Part III: Polemics It includes the article “An Analysis of the NYT Reply to Five Historians.” Five historians wrote a letter questioning the claims of the 1619 Project: Victoria Bynum, James McPherson, James Oakes, and Gordon Wood. The New York Times replied and according to the analysis written by David North and Eric London, this reply was insufficient. The authors of the 1619 project “must still provide an accurate account of the historical context and poiltical constraints which led to the decisions of the Founders. No such analysis is provided by the authors of the 1619 Project. Everything is explained in terms of the alleged racial hatreds of “white” people (186). The article goes on to write that “an economic mode of production based on slavery, which had existed for thousands of years, was abolished through social mass struggle” (187). This part begged mention of the Haitian revolution and how it led to the Louisiana Purchase.

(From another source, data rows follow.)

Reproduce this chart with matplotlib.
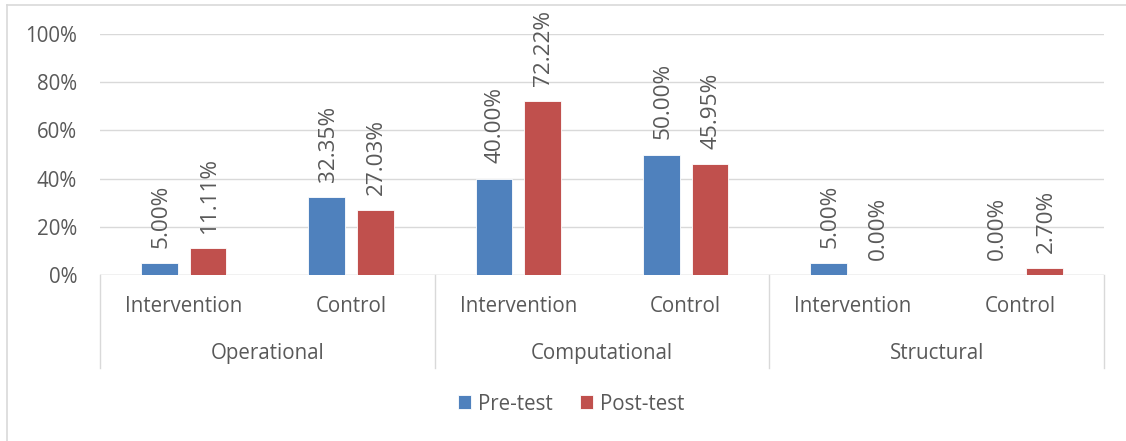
import matplotlib
matplotlib.use("Agg")
import matplotlib.pyplot as plt
from matplotlib.lines import Line2D
import numpy as np

groups = ["Operational", "Computational", "Structural"]
subgroups = ["Intervention", "Control", "Intervention", "Control", "Intervention", "Control"]
pre_test = [5.00, 32.35, 40.00, 50.00, 5.00, 0.00]
post_test = [11.11, 27.03, 72.22, 45.95, 0.00, 2.70]
series_names = ["Pre-test", "Post-test"]
yticks = [0, 20, 40, 60, 80, 100]

BLUE = "#4F81BD"
RED = "#C0504D"
TXT = "#595959"
GRID = "#D9D9D9"
FS = 14.8
FS_LAB = 16.2

plt.rcParams['font.family'] = ['Open Sans', 'DejaVu Sans']

W, H = 1126, 441
fig = plt.figure(figsize=(W / 100, H / 100), dpi=100)

# chart border (partially visible)
fig.add_artist(Line2D([7 / W, 7 / W], [0, 1 - 5 / H], color=GRID, lw=1.2, transform=fig.transFigure))
fig.add_artist(Line2D([7 / W, 1], [1 - 5 / H, 1 - 5 / H], color=GRID, lw=1.2, transform=fig.transFigure))

left, right, top, bottom = 100, 1104, 34, 275
ax = fig.add_axes([left / W, 1 - bottom / H, (right - left) / W, (bottom - top) / H])

x = np.arange(len(subgroups)) + 0.5
bw = 0.22
off = 0.145
b1 = ax.bar(x - off, pre_test, bw, color=BLUE, edgecolor="white", linewidth=0.6, label=series_names[0], zorder=3)
b2 = ax.bar(x + off, post_test, bw, color=RED, edgecolor="white", linewidth=0.6, label=series_names[1], zorder=3)

for bars, vals in ((b1, pre_test), (b2, post_test)):
    for rect, v in zip(bars, vals):
        ax.annotate(f"{v:.2f}%", (rect.get_x() + rect.get_width() / 2, v),
                    xytext=(1, 11), textcoords="offset points", rotation=90,
                    ha="center", va="bottom", fontsize=FS_LAB, color=TXT,
                    annotation_clip=False)

ax.set_xlim(0, len(subgroups))
ax.set_ylim(0, 100)
ax.set_yticks(yticks)
ax.set_yticklabels([f"{t}%" for t in yticks])
ax.tick_params(axis="y", length=0, pad=16.5, labelsize=FS, labelcolor=TXT)
ax.tick_params(axis="x", length=0, labelbottom=False)
ax.grid(axis="y", color=GRID, linewidth=1, zorder=0)
for s in ax.spines.values():
    s.set_visible(False)
ax.axhline(0, color=GRID, lw=1, zorder=2)

tr = ax.get_xaxis_transform()
for xi, lab in zip(x, subgroups):
    ax.text(xi, -0.129, lab, transform=tr, ha="center", va="center", fontsize=FS, color=TXT)
for gi, g in enumerate(groups):
    ax.text(2 * gi + 1, -0.324, g, transform=tr, ha="center", va="center", fontsize=FS, color=TXT)
for xs in range(0, len(subgroups) + 1, 2):
    ax.add_line(Line2D([xs, xs], [0, -0.386], transform=tr, color=GRID, lw=1, clip_on=False))

fig.legend(handles=[b1, b2], labels=series_names, loc="center",
           bbox_to_anchor=(571 / W, 1 - 404 / H), ncol=2, frameon=False,
           fontsize=FS, labelcolor=TXT, handlelength=0.65, handleheight=0.65,
           handletextpad=0.35, columnspacing=1.3)

fig.savefig("out.png", dpi=100, facecolor="white")
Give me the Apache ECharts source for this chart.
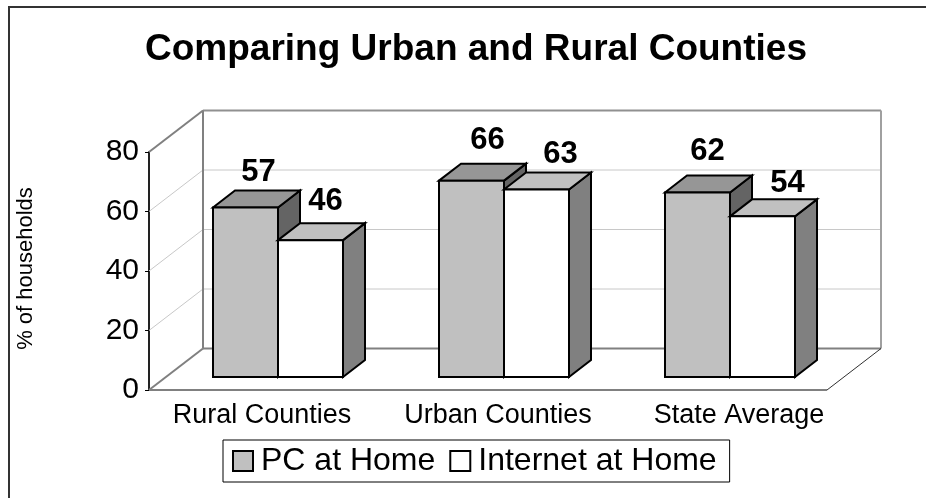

This article contains a very incomplete understanding of Lerone Bennett’s book Forced Into Glory. This is the second time this book mischaracterizes Lerone Bennett’s work as “race-based” without engaging his argument about how Lincoln in fact catered to Southern slaveowners. Lincoln did in fact want to deport all free Blacks to Liberia in order to curb their increasing influence on runaways up to the Civil War. The authors of this article are unable to truthfully engage this. This section of the book makes a powerful point that echoes the aforementioned thesis.

“The justification of the domestic and global interests of American capitalism, the relentless quest for corporate profitability, the effort to suppress the class struggle, and the justification of staggering levels of social inequality are not compatible with the pursuit of historical truth” (197).

This point necessarily questions the standard by which Hannah-Jones was awarded a Pulitzer prize for Journalism, especially if it was a journalism that foments racial division and is rewarded with capital from Shell Oil.

This book includes David North’s article “July 4, 1776 in World History” which accurately describes the American Revolution as an “American bourgeois-democratic revolution” that was determined by the existing objective conditions. In this section III is Victoria Bynum’s article “A Historian’s Critique of the 1619 Project” where she writes that Matthew Desmond in his essay on capitalism and slavery “ignores nonslaveowning propertied farmers, the largest class of whites in the antebellum South” (204).

The final section V entitled “The Crisis of the New York Times’s 1619 Project,” includes an article by Eric London and David North where they analyze a speech by Hannah-Jones at NYU, where they write that she argued that “once the Nazis killed the Jews, anti-Semitism disappeared in Germany,” but in the United States “racism has persisted because whites still have to look at and interact with Blacks.” London and North make clear that “it is a well established fact that the vast majority of Nazi officials were never held to account for their crimes.” London and North write:

“Many leading Nazis, including individuals who played a major role in the extermination of the Jews, led successful political, corporate and academic careers after 1945″ (270).

One can argue that the 1619 Project, based on its funding is still in line with a Nazi agenda, especially when one reads the race hatred it is fomenting, especially when one studies how the U.S. government funded neo-Nazis in Ukraine in toppling their democratically elected leader in Viktor Yanukovych in 2014, as Robert Parry wrote in 2014.

The narrative of the 1619 would lead you to believe that history boils down to a racial conflict when in fact, as C.L.R. James has argued it is more a series of class conflicts. As I tweeted on Maurice Bishop’s birthday, using the words of him and Marcus Garvey, I welcome a debate on the historical accuracy of the 1619 Project.

Despite its incomplete understanding of Black Nationalism and Lerone Bennett’s detail of Lincoln’s actual emigration plan for free Blacks before the Civil War, this book is A MUST READ.